▶ _EXERCISE_
Without including the pictures, copy out every line below.

::: DATA :::

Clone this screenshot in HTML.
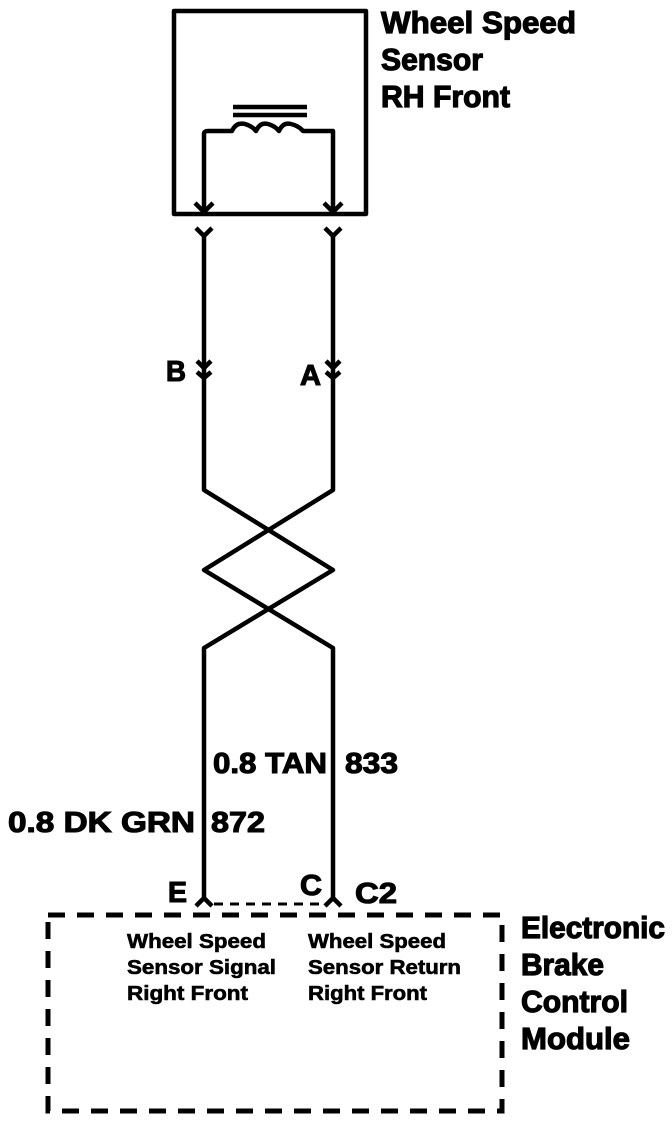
<!DOCTYPE html>
<html><head><style>
html,body{margin:0;padding:0;background:#fff;width:672px;height:1124px;overflow:hidden}
svg{display:block}
text{font-family:"Liberation Sans",sans-serif;font-weight:bold;fill:#000;stroke:#000}
</style></head><body>
<svg width="672" height="1124" viewBox="0 0 672 1124" xmlns="http://www.w3.org/2000/svg">
<g stroke="#000" fill="none" stroke-width="4.5" stroke-linejoin="round">
<rect x="174" y="11" width="192" height="203"/>
<line x1="233" y1="107" x2="307" y2="107"/>
<line x1="233" y1="115" x2="307" y2="115"/>
<path d="M204 212 V134 Q204 131 208 131 H232 Q236 122 245 124 Q252 126 256 131 Q260 122 268 124 Q275 126 279 131 Q283 122 291 124 Q299 126 303 131 Q305 131 308 131 H333 V212"/>
<path d="M195 203 L204 212 L213 203"/>
<path d="M324 203 L333 212 L342 203"/>
<path d="M196 228 L204 236 L212 228"/>
<path d="M325 228 L333 236 L341 228"/>
<path d="M204 236 V490 L333 570 L204 648 V900"/>
<path d="M333 236 V490 L204 570 L333 648 V900"/>
<path d="M197 361 L204 368 L211 361"/>
<path d="M197 372 L204 378 L211 372"/>
<path d="M326 361 L333 368 L340 361"/>
<path d="M326 372 L333 378 L340 372"/>
<path d="M196 906 L204 898 L212 906"/>
<path d="M325 906 L333 898 L341 906"/>
</g>
<line x1="214" y1="904" x2="322" y2="904" stroke="#000" stroke-width="3" stroke-dasharray="9 7"/>
<rect x="48" y="915" width="454" height="196" fill="none" stroke="#000" stroke-width="5" stroke-dasharray="17 12"/>
<g font-size="31" stroke-width="1.2">
<text x="381" y="33" textLength="195" lengthAdjust="spacingAndGlyphs">Wheel Speed</text>
<text x="381" y="70" textLength="102" lengthAdjust="spacingAndGlyphs">Sensor</text>
<text x="381" y="107" textLength="129" lengthAdjust="spacingAndGlyphs">RH Front</text>
<text x="521" y="938" textLength="144" lengthAdjust="spacingAndGlyphs">Electronic</text>
<text x="521" y="975" textLength="83" lengthAdjust="spacingAndGlyphs">Brake</text>
<text x="521" y="1012" textLength="107" lengthAdjust="spacingAndGlyphs">Control</text>
<text x="521" y="1049" textLength="109" lengthAdjust="spacingAndGlyphs">Module</text>
</g>
<g font-size="29" stroke-width="1.1">
<text x="166" y="381" textLength="20" lengthAdjust="spacingAndGlyphs">B</text>
<text x="300" y="385" textLength="21" lengthAdjust="spacingAndGlyphs">A</text>
<text x="213" y="773" textLength="114" lengthAdjust="spacingAndGlyphs">0.8 TAN</text>
<text x="345" y="773" textLength="53" lengthAdjust="spacingAndGlyphs">833</text>
<text x="8" y="832" textLength="187" lengthAdjust="spacingAndGlyphs">0.8  DK GRN</text>
<text x="211" y="832" textLength="54" lengthAdjust="spacingAndGlyphs">872</text>
<text x="168" y="902" textLength="19" lengthAdjust="spacingAndGlyphs">E</text>
<text x="300" y="895" textLength="22" lengthAdjust="spacingAndGlyphs">C</text>
<text x="355" y="903" textLength="42" lengthAdjust="spacingAndGlyphs">C2</text>
</g>
<g font-size="20" stroke-width="0.6">
<text x="127" y="948" textLength="139" lengthAdjust="spacingAndGlyphs">Wheel Speed</text>
<text x="127" y="974" textLength="149" lengthAdjust="spacingAndGlyphs">Sensor Signal</text>
<text x="127" y="1000" textLength="121" lengthAdjust="spacingAndGlyphs">Right Front</text>
<text x="308" y="948" textLength="138" lengthAdjust="spacingAndGlyphs">Wheel Speed</text>
<text x="308" y="974" textLength="153" lengthAdjust="spacingAndGlyphs">Sensor Return</text>
<text x="308" y="1000" textLength="119" lengthAdjust="spacingAndGlyphs">Right Front</text>
</g>
</svg>
</body></html>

:::

▶ _RESULT OF THIS TASK_
Clone this screenshot in HTML.
<!DOCTYPE html>
<html><head><style>
html,body{margin:0;padding:0;background:#fff;width:672px;height:1124px;overflow:hidden}
svg{display:block}
text{font-family:"Liberation Sans",sans-serif;font-weight:bold;fill:#000;stroke:#000}
</style></head><body>
<svg width="672" height="1124" viewBox="0 0 672 1124" xmlns="http://www.w3.org/2000/svg">
<g stroke="#000" fill="none" stroke-width="4.5" stroke-linejoin="round">
<rect x="174" y="11" width="192" height="203"/>
<line x1="233" y1="107" x2="307" y2="107"/>
<line x1="233" y1="115" x2="307" y2="115"/>
<path d="M204 212 V134 Q204 131 208 131 H232 Q236 122 245 124 Q252 126 256 131 Q260 122 268 124 Q275 126 279 131 Q283 122 291 124 Q299 126 303 131 Q305 131 308 131 H333 V212"/>
<path d="M195 203 L204 212 L213 203"/>
<path d="M324 203 L333 212 L342 203"/>
<path d="M196 228 L204 236 L212 228"/>
<path d="M325 228 L333 236 L341 228"/>
<path d="M204 236 V490 L333 570 L204 648 V900"/>
<path d="M333 236 V490 L204 570 L333 648 V900"/>
<path d="M197 361 L204 368 L211 361"/>
<path d="M197 372 L204 378 L211 372"/>
<path d="M326 361 L333 368 L340 361"/>
<path d="M326 372 L333 378 L340 372"/>
<path d="M196 906 L204 898 L212 906"/>
<path d="M325 906 L333 898 L341 906"/>
</g>
<line x1="214" y1="904" x2="322" y2="904" stroke="#000" stroke-width="3" stroke-dasharray="9 7"/>
<rect x="48" y="915" width="454" height="196" fill="none" stroke="#000" stroke-width="5" stroke-dasharray="17 12"/>
<g font-size="31" stroke-width="1.2">
<text x="381" y="33" textLength="195" lengthAdjust="spacingAndGlyphs">Wheel Speed</text>
<text x="381" y="70" textLength="102" lengthAdjust="spacingAndGlyphs">Sensor</text>
<text x="381" y="107" textLength="129" lengthAdjust="spacingAndGlyphs">RH Front</text>
<text x="521" y="938" textLength="144" lengthAdjust="spacingAndGlyphs">Electronic</text>
<text x="521" y="975" textLength="83" lengthAdjust="spacingAndGlyphs">Brake</text>
<text x="521" y="1012" textLength="107" lengthAdjust="spacingAndGlyphs">Control</text>
<text x="521" y="1049" textLength="109" lengthAdjust="spacingAndGlyphs">Module</text>
</g>
<g font-size="29" stroke-width="1.1">
<text x="166" y="381" textLength="20" lengthAdjust="spacingAndGlyphs">B</text>
<text x="300" y="385" textLength="21" lengthAdjust="spacingAndGlyphs">A</text>
<text x="213" y="773" textLength="114" lengthAdjust="spacingAndGlyphs">0.8 TAN</text>
<text x="345" y="773" textLength="53" lengthAdjust="spacingAndGlyphs">833</text>
<text x="8" y="832" textLength="187" lengthAdjust="spacingAndGlyphs">0.8  DK GRN</text>
<text x="211" y="832" textLength="54" lengthAdjust="spacingAndGlyphs">872</text>
<text x="168" y="902" textLength="19" lengthAdjust="spacingAndGlyphs">E</text>
<text x="300" y="895" textLength="22" lengthAdjust="spacingAndGlyphs">C</text>
<text x="355" y="903" textLength="42" lengthAdjust="spacingAndGlyphs">C2</text>
</g>
<g font-size="20" stroke-width="0.6">
<text x="127" y="948" textLength="139" lengthAdjust="spacingAndGlyphs">Wheel Speed</text>
<text x="127" y="974" textLength="149" lengthAdjust="spacingAndGlyphs">Sensor Signal</text>
<text x="127" y="1000" textLength="121" lengthAdjust="spacingAndGlyphs">Right Front</text>
<text x="308" y="948" textLength="138" lengthAdjust="spacingAndGlyphs">Wheel Speed</text>
<text x="308" y="974" textLength="153" lengthAdjust="spacingAndGlyphs">Sensor Return</text>
<text x="308" y="1000" textLength="119" lengthAdjust="spacingAndGlyphs">Right Front</text>
</g>
</svg>
</body></html>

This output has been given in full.